EDP Super App: Energy, Solar & EV in one place

Product Case Study — Digital Experience Specialist
Objective

To unify EDP’s main energy experiences in a single application: consumption, solar production, and electric vehicle charging, creating a simple and scalable journey that reduces existing fragmentation.

Business context and challenge

EDP, as a global energy player, is expanding in the areas of electric mobility and decentralized (solar) solutions. Until then, different digital touchpoints handled these services in isolation, generating:

  • Fragmentation of the experience across multiple apps.
  • Difficulty in understanding consumption, production, and charging in one place.
  • Greater effort for the user and an increase in support tickets.

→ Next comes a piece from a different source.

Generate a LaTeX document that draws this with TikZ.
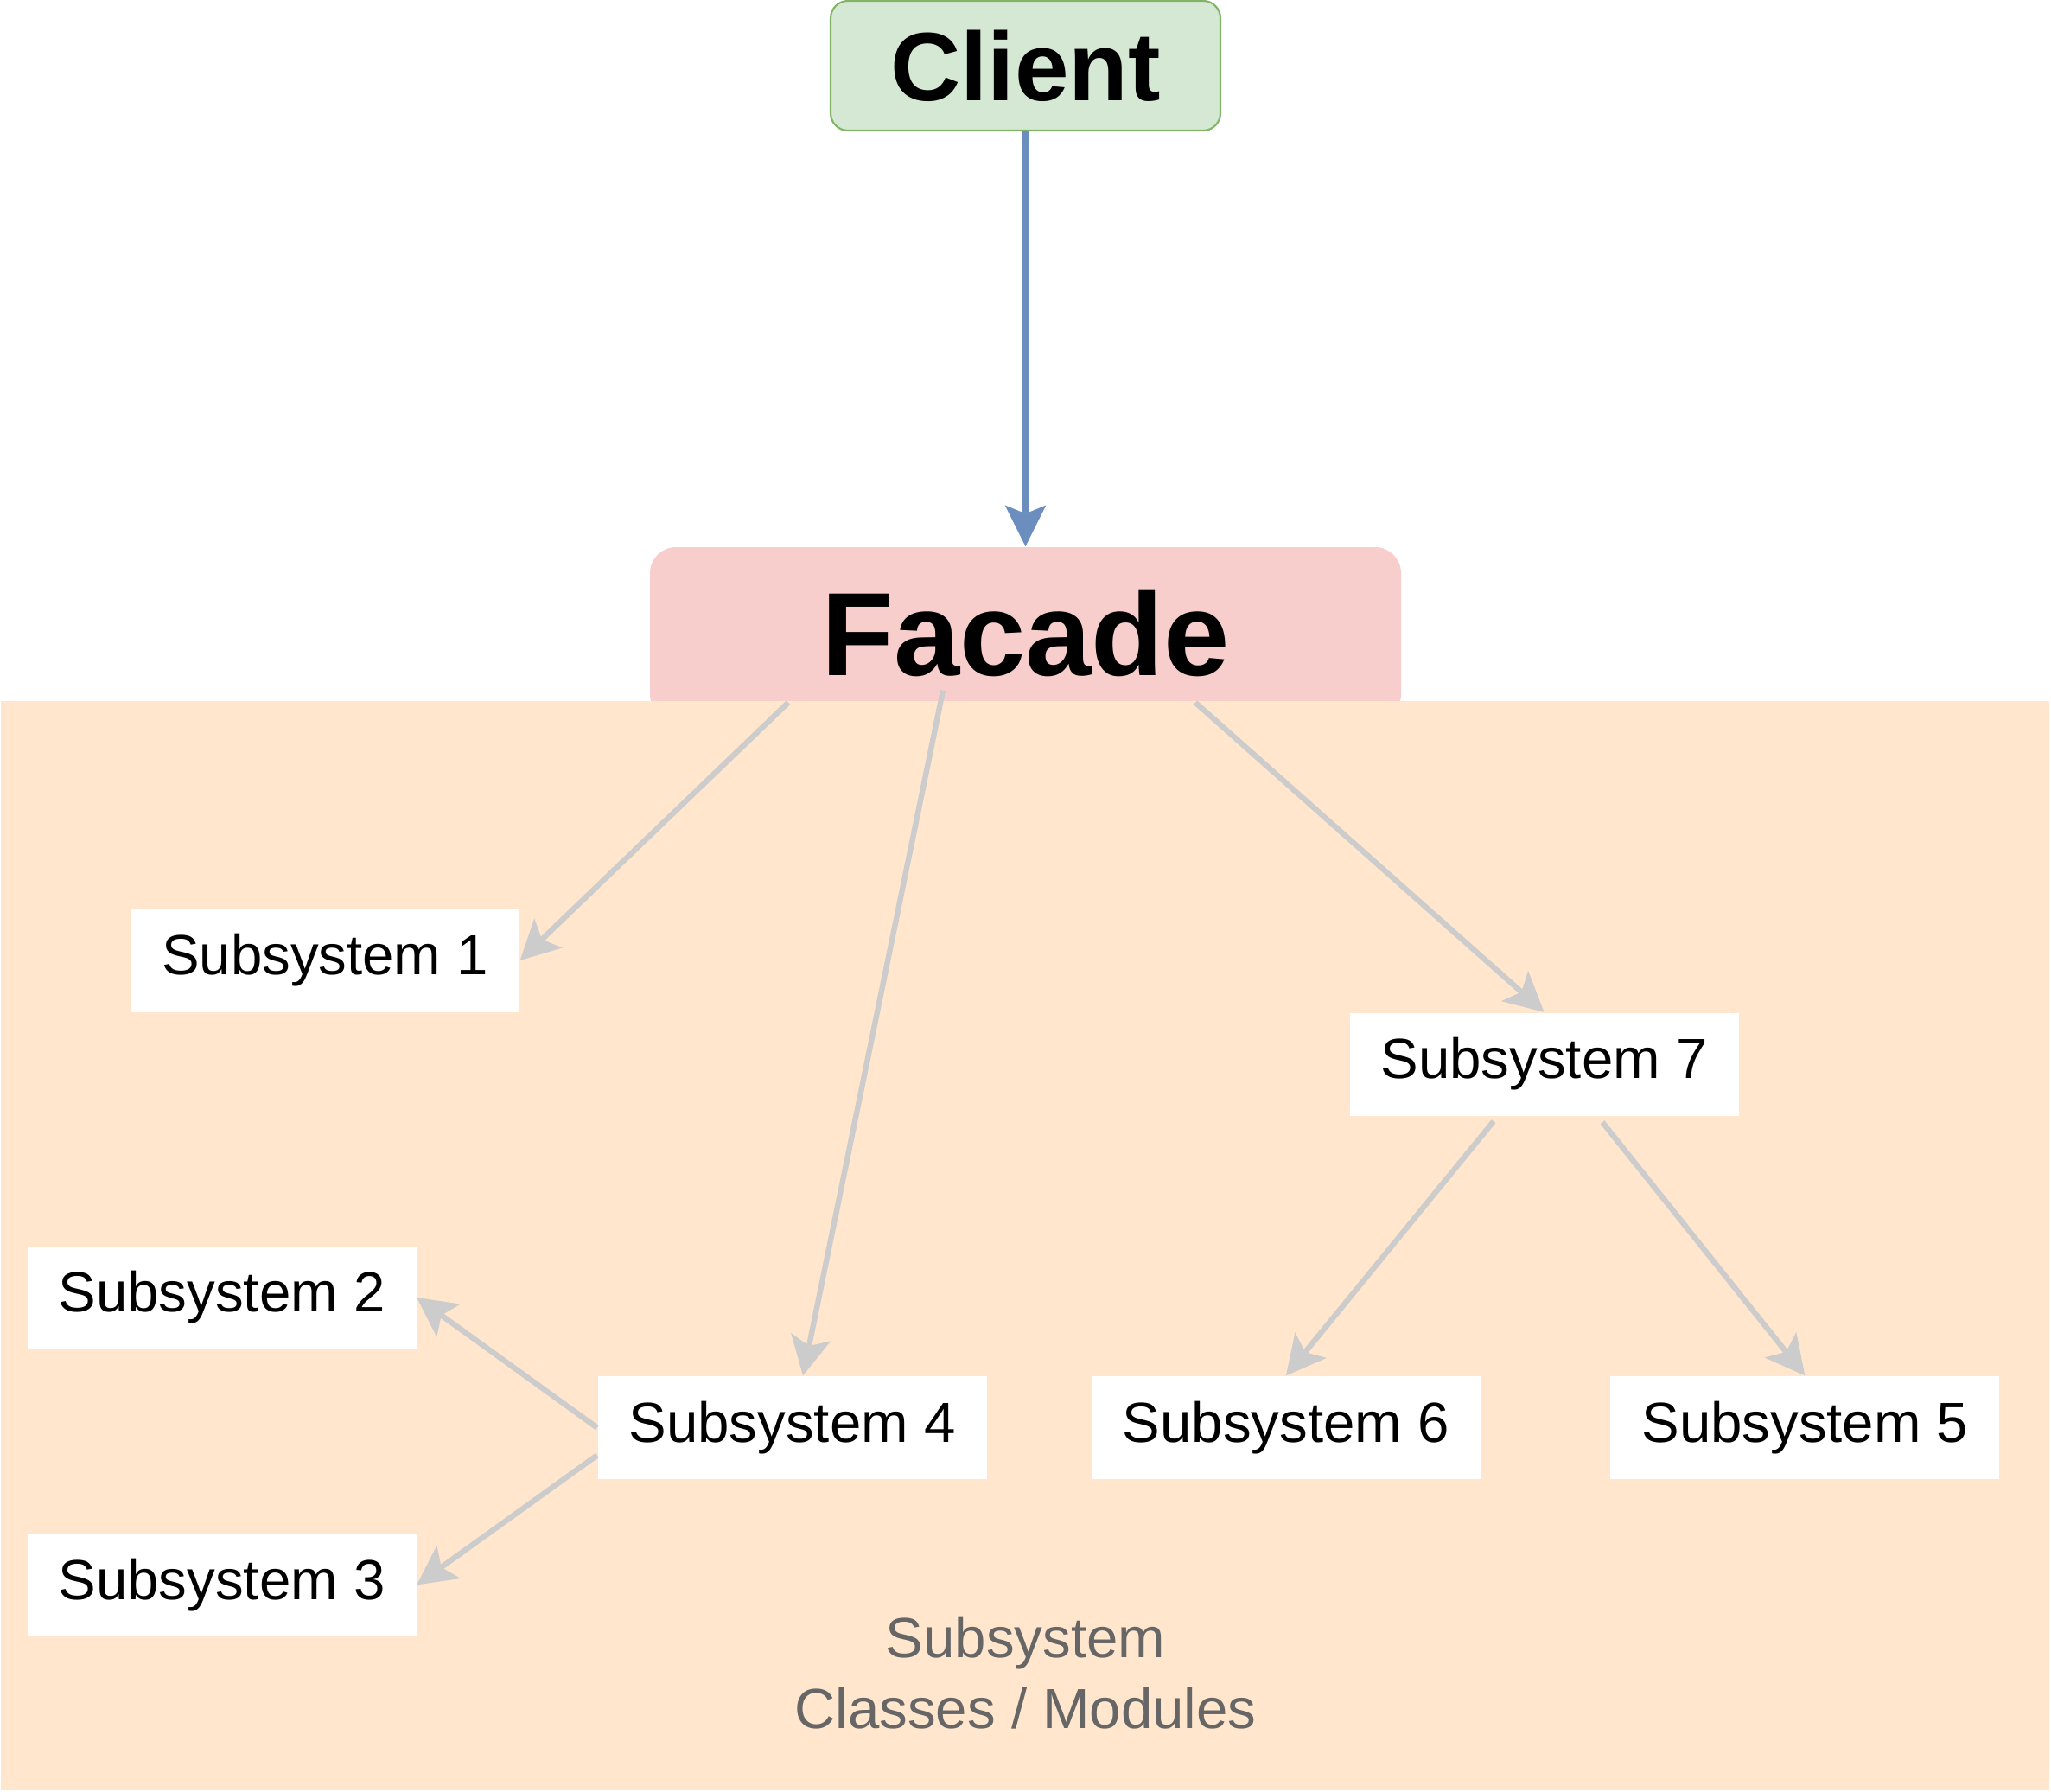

The creation of a super app became strategic to prepare for future growth, strengthen the digital relationship with customers, and simplify integrated energy management.

My contribution
  • Support shadowing & internal insights: I monitored direct contact with customers, identifying recurring points of friction.
  • Information Architecture: I designed the structure that organizes energy, solar, and EV flows in a coherent manner.
  • Prototyping for stakeholders: I developed wireframes and functional prototypes to align the product vision and guide strategic decisions.
  • Experience QA: I actively participated in development monitoring, validating each screen delivered during the beta phase.
  • Cross-functional collaboration: I aligned with Product Designers responsible for the design system, ensuring compatibility with existing tokens and guidelines.
UX Decisions & Trade-offs
  • Task-based navigation instead of product-based → clarity for the user, even with an initial learning curve.
  • Unified timeline for consumption, production, and uploads → reduced friction, but required simplification of technical data.
  • Recommended action cards (e.g., charge now vs. later) → increased clarity, but required greater confidence in internal data.
Constraints & Limitations
  • Deadlines: EV and solar integration within a tight roadmap.
  • Technical debt: legacy applications to consider.
    Regulation: need to adapt flows to energy sector standards.
  • Mitigation: close collaboration with developers, regular alignment with stakeholders, and prioritization of critical features for the MVP.
Expected results

As the application is still in beta, final results will be measured after launch. However, the following is expected:

  • Reduced user effort in managing multiple energy areas.
  • Greater activation and engagement of customers with solar panels and electric vehicles.
  • Decrease in support tickets related to billing and charging.